Of course, I am not saying that the I.A.F. should necessarily involve itself with grades, or become a kind of court, or that its main function should be to solve disputes. What I am saying is that aikido is a living, breathing art and that conflicts occur. This fact should be recognized. Conflicts cannot simply be pushed under the tatami in the hope that they will go away. Many disputes arise because of lack of communication and I have suggested that an autocratic structure which places great emphasis on the role of the individual shihan makes “bottom upwards” communication very difficult. By providing as one of its functions a general forum for communication among aikido organizations and between aikido organizations, aikido shihans, and the Aikikai Hombu, the I.A.F. can be a support for these organizations, for the shihans, and also for the Hombu. A vast reserve of trust and goodwill has been built up over the years from many thousands of aikidoists overseas and their teachers towards the Aikikai.
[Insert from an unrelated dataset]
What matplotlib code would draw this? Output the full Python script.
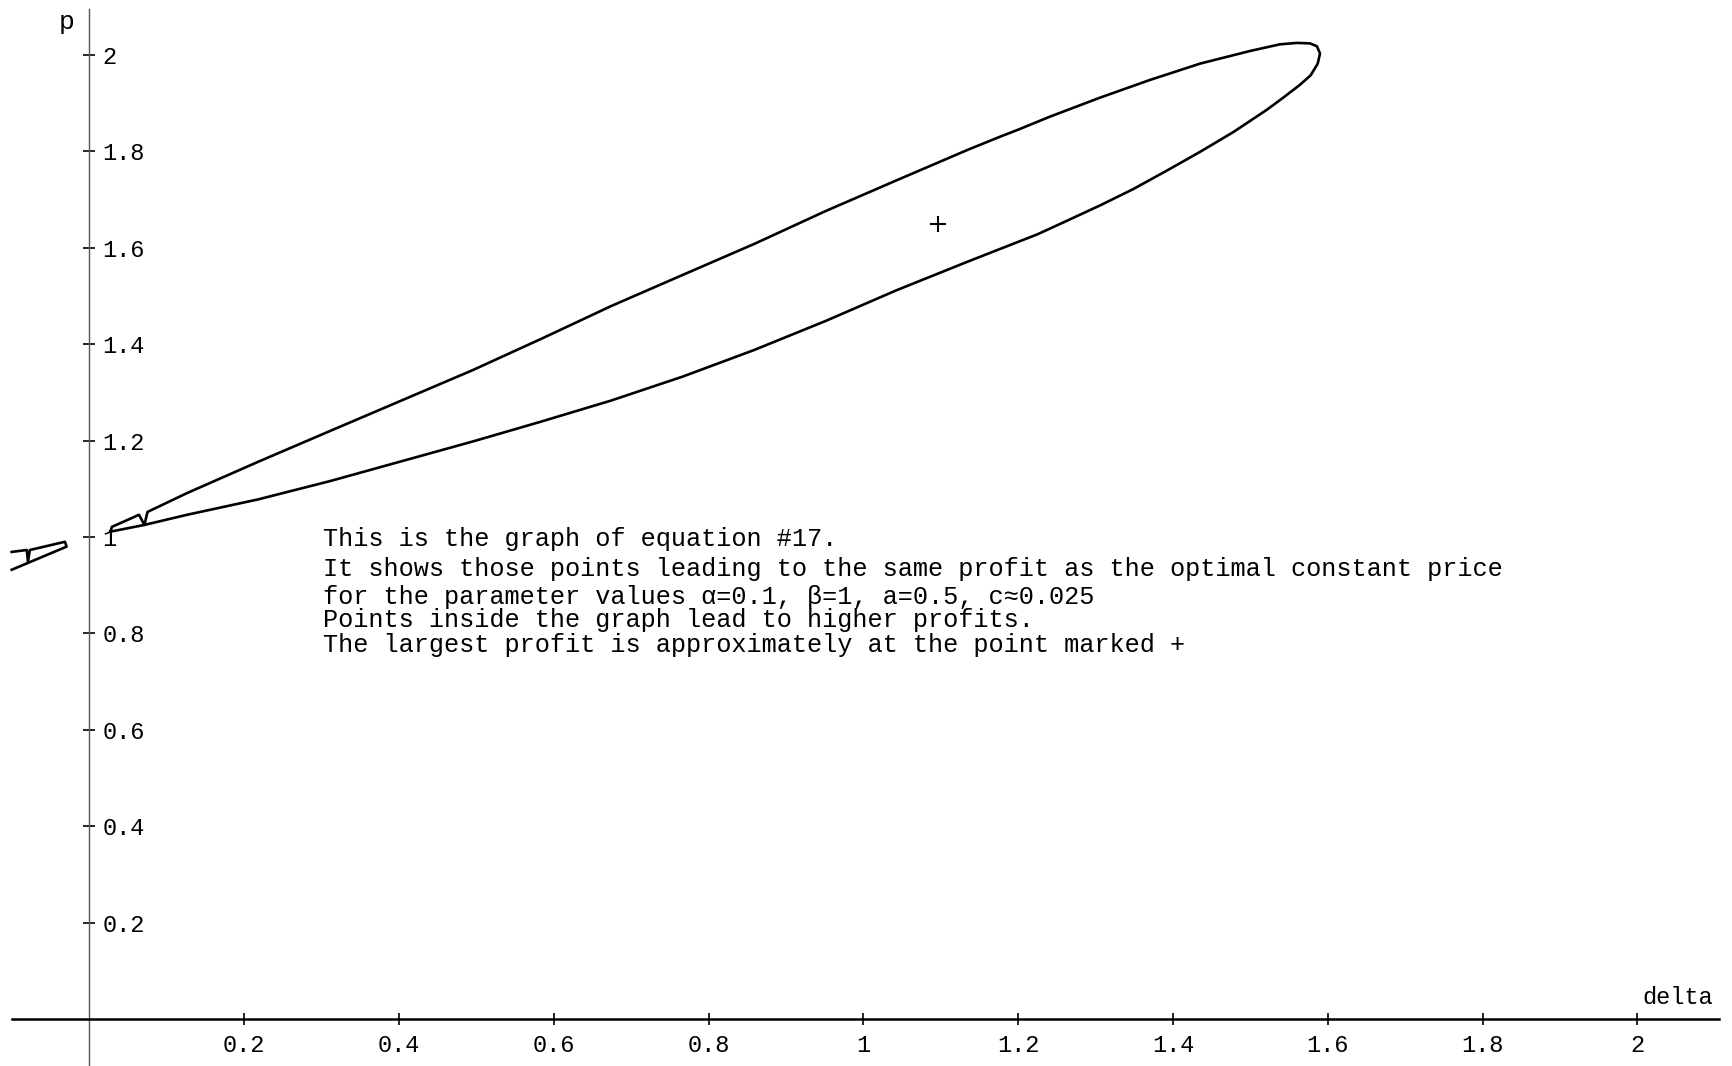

This is something which needs to be protected and nurtured and the I.A.F. has an important role to play in this.
Finally. I would like to return to the point made earlier in this essay and state it differently. At the present moment in the history of aikido. I do not think that it makes much sense to talk of the I.A.F. as an organization in some kind of opposition to the Aikikai Hombu, or to the Japanese. Aikido is still a relatively young martial art and it retains its Japanese cultural roots. Unlike judo and kendo, there has been no major power shift in aikido, and no reorientation of the art into the form of a western sport. Nearly all the high-ranking teachers are Japanese and there has been no division between Japanese and western aikido. I think that one of the most important future aims of the I.A.F. is to make sure that such a split does not happen.